We should have nothing to fear going into this game and even enjoy our casting role as spoiler and underdog. The Panthers’ offense is a one-man band so by sticking Ronde Barber on Steve Smith or even double-teaming him, we can force somebody else on their roster to beat us basically taking Smith out of the game.
Offensively we surely must establish the running game and avoid putting ourselves in a 14-0 hole by half-time, now that would be progress. Buccaneer Bruce is now tailing off a little after a sensational start but the problems on this team are much more deep seated than lying at his door. As I said a few weeks back, Gradkowski is simply there to not lose us the game – you cannot place a rookie QB in the role of saviour as unless your Dan Marino it just won’t happen.
The key question for me is whether to steel myself for a night of two hours sleep and stay up and watch the game live. Ah, what the hell you’re only young once – at least I was a few years ago – I’ll tough it out and take one for the team, though I’m not sure how my missus and kids will take to me hurling foul and abusive language and insults at 2am when I see the Twits take the field.
Do I believe we can win this game – yes. Will we win it? Probably not. Our offense is unbalanced and our defense stinks but as we are playing that lot from the hick state, I cannot predict anything but a Buc victory so let’s go 21-17 Bucs in the most wildly off-base optimistic observation since Shaun Alexander came out with his “god healed my broken foot” b******s back in September.
Enjoy the game and do me a favour, when you see a Panther, abuse him.
Nod of Acknowledgement to – Saints coach Sean Payton. Rookie NFL Coach who didn’t get caught up in the emotion of a road win and showed the class to take a knee 4 times thus giving up a certain score, with still more than 2 minutes left last Sunday. Classy move coach, and for that you have my respect and good wishes for your team for the rest of this season.
Additional Nod of Acknowledgement to – Southend United, winners of the Essex Derby this past week.
Get in the Real World Award – The Pittsburgh Steelers.
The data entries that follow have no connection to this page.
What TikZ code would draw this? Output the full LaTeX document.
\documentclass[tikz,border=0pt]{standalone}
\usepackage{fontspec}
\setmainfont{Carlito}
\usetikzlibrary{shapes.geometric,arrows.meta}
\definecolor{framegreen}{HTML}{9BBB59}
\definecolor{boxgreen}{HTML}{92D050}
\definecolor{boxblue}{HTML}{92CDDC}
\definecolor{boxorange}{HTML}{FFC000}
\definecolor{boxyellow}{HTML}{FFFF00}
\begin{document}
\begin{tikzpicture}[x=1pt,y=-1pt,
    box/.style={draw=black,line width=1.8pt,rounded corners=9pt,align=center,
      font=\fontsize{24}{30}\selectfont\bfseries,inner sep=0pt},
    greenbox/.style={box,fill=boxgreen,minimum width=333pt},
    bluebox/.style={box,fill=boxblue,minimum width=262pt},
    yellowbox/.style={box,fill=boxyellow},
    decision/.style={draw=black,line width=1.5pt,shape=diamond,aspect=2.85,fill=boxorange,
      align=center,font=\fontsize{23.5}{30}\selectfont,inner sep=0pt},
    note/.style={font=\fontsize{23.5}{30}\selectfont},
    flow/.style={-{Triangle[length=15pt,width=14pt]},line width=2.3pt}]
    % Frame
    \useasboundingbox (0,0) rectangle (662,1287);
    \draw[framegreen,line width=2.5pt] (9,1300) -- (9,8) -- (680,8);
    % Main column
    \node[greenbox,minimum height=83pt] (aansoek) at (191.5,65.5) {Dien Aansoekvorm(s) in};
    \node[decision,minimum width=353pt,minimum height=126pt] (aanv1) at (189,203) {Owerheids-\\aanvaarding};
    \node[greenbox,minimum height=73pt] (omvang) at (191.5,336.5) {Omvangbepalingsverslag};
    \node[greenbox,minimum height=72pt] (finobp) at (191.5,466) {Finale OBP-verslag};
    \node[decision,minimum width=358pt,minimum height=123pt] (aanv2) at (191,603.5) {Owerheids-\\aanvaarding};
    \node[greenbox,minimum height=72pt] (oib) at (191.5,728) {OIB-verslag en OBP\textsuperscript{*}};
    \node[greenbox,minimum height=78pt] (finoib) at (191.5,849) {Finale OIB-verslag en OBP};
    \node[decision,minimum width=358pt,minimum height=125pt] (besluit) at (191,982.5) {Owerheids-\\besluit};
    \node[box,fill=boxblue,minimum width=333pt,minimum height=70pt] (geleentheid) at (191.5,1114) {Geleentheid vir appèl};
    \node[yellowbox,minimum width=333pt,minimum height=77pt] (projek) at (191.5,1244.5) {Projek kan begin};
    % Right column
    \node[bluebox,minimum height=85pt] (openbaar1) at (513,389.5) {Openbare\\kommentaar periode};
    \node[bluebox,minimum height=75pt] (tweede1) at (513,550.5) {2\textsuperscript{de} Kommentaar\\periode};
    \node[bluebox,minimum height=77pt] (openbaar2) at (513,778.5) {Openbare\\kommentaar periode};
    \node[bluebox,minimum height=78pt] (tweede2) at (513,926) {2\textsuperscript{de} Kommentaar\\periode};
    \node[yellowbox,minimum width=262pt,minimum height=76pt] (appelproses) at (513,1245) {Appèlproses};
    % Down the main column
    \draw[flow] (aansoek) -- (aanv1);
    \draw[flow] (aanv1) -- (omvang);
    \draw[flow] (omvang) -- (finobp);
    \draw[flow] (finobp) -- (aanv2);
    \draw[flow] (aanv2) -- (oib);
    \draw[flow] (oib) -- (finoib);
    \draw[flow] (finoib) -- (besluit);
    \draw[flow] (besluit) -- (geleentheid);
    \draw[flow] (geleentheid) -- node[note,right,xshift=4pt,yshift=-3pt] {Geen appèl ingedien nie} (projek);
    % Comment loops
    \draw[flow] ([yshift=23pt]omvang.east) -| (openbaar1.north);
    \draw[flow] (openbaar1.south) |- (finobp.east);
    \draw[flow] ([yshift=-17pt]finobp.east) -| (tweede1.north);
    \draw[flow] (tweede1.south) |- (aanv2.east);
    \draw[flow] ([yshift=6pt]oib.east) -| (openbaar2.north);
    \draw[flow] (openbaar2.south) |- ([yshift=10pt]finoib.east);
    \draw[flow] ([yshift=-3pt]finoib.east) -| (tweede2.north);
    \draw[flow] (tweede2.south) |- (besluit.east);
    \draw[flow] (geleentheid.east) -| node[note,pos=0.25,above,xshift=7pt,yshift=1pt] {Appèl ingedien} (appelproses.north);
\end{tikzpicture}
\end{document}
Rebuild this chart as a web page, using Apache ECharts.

Their 2-6 record as defending champs is self-explanatory really – they got hot for two months at the end of last season and rode the fairytale all the way and kudos to them for that, but as for a period of dominance and repeat championships? Nah.
US Sports Story That Bores Me Senseless – Any story with a Tom Brady or Peyton Manning feature. Please give it a rest – we have no wish to know what toe nail clippers Tom uses, or whether Peyton scratches and sniffs sachets in magazines. I now appear to know more about these guys than some members of my own family, enough already.